## Stated task
All lines in the data bearing the string "with" should be identified and copied.

----- Information shown -----

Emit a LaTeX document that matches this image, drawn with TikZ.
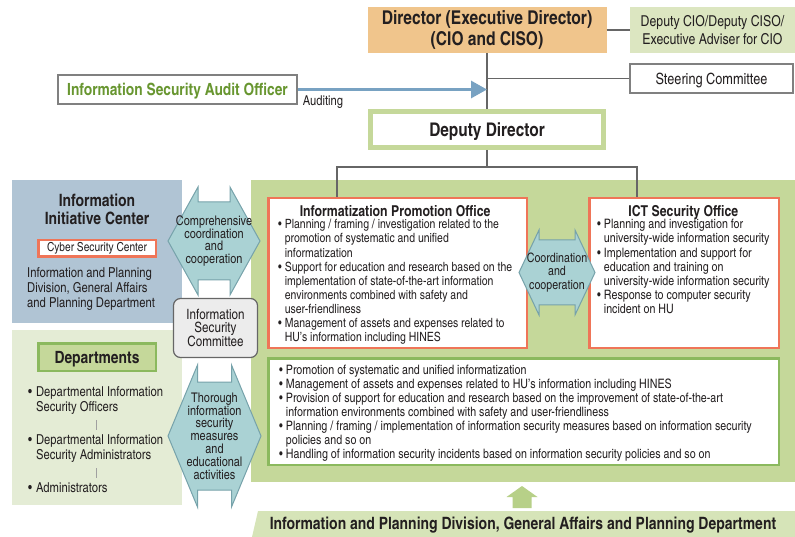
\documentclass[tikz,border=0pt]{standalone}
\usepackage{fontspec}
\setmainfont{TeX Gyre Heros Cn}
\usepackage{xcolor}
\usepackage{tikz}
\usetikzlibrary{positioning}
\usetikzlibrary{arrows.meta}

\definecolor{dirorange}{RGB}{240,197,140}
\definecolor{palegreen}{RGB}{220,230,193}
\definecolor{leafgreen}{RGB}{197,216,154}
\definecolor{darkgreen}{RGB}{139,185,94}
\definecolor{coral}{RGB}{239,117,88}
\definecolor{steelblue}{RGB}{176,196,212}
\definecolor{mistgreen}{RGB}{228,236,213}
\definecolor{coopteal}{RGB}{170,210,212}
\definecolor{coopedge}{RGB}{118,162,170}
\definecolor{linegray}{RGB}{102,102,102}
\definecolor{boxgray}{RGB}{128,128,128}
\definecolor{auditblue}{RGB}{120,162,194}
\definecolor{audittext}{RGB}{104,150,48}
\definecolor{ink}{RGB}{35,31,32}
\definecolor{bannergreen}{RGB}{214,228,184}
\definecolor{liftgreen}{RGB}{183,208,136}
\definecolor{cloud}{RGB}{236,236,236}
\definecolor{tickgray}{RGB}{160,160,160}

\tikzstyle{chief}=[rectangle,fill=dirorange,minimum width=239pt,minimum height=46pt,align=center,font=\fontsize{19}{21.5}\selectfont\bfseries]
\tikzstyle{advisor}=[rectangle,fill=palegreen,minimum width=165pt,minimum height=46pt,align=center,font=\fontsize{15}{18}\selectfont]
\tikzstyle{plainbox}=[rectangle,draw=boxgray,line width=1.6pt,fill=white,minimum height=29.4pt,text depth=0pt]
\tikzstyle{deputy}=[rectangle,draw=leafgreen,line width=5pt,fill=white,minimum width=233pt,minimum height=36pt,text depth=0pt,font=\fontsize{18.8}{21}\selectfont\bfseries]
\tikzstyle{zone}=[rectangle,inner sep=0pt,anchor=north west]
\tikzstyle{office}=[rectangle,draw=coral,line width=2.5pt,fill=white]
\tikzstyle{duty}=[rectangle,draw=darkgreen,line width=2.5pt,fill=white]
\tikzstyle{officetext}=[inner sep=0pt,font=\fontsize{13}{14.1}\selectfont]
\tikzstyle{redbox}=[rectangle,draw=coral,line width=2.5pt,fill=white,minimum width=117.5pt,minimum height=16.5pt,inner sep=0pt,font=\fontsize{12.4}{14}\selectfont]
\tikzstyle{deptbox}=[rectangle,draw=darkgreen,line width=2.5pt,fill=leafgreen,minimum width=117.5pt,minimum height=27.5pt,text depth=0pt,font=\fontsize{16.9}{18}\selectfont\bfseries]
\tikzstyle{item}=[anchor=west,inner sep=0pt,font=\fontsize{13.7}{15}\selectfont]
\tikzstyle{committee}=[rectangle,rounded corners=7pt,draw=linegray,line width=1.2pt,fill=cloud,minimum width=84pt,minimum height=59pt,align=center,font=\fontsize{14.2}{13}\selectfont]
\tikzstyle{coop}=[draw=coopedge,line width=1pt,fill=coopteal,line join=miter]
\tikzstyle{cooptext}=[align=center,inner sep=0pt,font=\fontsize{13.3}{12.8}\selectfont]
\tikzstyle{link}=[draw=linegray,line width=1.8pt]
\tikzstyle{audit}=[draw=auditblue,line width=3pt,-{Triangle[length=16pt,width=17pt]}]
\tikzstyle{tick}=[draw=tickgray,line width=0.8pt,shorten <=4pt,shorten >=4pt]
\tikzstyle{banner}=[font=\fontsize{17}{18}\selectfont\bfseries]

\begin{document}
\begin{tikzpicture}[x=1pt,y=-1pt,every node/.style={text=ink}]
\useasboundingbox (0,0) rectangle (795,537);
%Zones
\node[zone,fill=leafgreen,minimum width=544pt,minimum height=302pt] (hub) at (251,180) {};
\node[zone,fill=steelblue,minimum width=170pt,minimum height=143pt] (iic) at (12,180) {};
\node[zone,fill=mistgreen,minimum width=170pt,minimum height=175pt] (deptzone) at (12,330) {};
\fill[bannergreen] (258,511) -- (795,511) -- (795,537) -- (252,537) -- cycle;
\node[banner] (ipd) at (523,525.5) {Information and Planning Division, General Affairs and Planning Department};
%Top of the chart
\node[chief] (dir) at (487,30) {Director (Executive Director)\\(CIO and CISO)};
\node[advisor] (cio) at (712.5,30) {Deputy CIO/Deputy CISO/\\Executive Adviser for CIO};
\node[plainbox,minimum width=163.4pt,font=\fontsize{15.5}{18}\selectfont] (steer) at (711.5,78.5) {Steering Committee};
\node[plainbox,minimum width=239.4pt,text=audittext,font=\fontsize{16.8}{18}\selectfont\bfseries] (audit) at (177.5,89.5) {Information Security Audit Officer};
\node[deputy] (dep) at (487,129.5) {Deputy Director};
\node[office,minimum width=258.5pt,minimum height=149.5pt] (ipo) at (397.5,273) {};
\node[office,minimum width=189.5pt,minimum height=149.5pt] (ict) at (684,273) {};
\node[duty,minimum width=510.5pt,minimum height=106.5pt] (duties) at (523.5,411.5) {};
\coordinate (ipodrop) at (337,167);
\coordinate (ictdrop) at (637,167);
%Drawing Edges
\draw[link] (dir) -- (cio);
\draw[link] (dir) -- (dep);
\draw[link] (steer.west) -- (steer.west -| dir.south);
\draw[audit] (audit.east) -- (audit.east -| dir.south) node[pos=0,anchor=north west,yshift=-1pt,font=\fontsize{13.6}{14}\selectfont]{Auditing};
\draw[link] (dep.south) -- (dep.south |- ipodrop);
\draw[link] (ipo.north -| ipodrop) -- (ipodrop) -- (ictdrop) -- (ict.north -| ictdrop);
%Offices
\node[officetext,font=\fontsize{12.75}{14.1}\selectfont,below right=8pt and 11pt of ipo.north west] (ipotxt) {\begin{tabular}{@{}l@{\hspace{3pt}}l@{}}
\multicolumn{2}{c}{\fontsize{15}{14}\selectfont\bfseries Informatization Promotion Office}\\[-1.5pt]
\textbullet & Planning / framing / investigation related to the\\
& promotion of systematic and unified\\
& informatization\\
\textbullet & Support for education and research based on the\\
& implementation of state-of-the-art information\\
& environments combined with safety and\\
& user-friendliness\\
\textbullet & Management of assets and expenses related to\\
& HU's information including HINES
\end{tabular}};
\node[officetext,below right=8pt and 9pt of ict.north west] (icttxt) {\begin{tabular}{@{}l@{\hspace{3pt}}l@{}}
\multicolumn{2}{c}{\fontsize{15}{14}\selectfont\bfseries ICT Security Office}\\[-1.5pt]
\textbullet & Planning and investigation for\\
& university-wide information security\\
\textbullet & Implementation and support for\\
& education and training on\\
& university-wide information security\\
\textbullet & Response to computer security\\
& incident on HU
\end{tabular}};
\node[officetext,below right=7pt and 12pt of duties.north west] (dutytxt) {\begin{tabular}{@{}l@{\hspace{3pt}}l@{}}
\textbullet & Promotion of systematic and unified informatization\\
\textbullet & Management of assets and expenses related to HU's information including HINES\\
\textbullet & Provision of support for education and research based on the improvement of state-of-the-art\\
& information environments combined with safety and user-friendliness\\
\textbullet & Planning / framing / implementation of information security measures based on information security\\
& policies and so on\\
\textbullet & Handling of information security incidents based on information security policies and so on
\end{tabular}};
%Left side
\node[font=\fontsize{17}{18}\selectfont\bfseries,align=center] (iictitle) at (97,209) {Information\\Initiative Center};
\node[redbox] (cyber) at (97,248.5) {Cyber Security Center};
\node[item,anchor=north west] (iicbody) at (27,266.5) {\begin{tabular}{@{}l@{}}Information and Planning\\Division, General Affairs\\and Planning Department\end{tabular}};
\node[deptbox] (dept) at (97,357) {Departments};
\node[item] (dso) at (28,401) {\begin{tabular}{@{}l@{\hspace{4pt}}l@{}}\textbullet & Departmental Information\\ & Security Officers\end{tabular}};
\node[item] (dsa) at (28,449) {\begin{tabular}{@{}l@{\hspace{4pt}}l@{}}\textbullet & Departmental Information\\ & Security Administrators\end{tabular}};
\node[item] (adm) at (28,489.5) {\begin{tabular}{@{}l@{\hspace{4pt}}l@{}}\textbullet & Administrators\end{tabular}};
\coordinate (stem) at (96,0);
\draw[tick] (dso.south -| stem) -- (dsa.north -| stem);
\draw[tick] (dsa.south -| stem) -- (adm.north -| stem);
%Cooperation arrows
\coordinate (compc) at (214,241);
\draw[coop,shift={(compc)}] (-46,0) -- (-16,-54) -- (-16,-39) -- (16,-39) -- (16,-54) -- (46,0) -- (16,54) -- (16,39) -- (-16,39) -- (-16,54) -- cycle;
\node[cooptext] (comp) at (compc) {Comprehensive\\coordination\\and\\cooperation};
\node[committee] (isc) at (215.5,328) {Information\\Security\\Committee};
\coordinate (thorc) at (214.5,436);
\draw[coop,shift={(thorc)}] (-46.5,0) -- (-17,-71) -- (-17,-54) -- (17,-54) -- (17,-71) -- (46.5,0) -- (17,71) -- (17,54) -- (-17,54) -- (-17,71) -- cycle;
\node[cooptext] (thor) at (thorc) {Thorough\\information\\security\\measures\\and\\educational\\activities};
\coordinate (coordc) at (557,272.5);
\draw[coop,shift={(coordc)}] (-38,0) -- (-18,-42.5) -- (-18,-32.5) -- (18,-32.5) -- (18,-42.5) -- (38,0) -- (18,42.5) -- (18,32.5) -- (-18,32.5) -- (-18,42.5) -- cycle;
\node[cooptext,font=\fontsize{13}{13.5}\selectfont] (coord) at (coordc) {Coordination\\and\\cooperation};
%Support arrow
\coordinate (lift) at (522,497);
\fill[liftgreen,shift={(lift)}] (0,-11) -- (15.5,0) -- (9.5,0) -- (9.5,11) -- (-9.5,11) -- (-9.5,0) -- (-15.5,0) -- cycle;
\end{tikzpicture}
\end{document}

-----

## Expected answer
Emit a LaTeX document that matches this image, drawn with TikZ.
& environments combined with safety and\\
& information environments combined with safety and user-friendliness\\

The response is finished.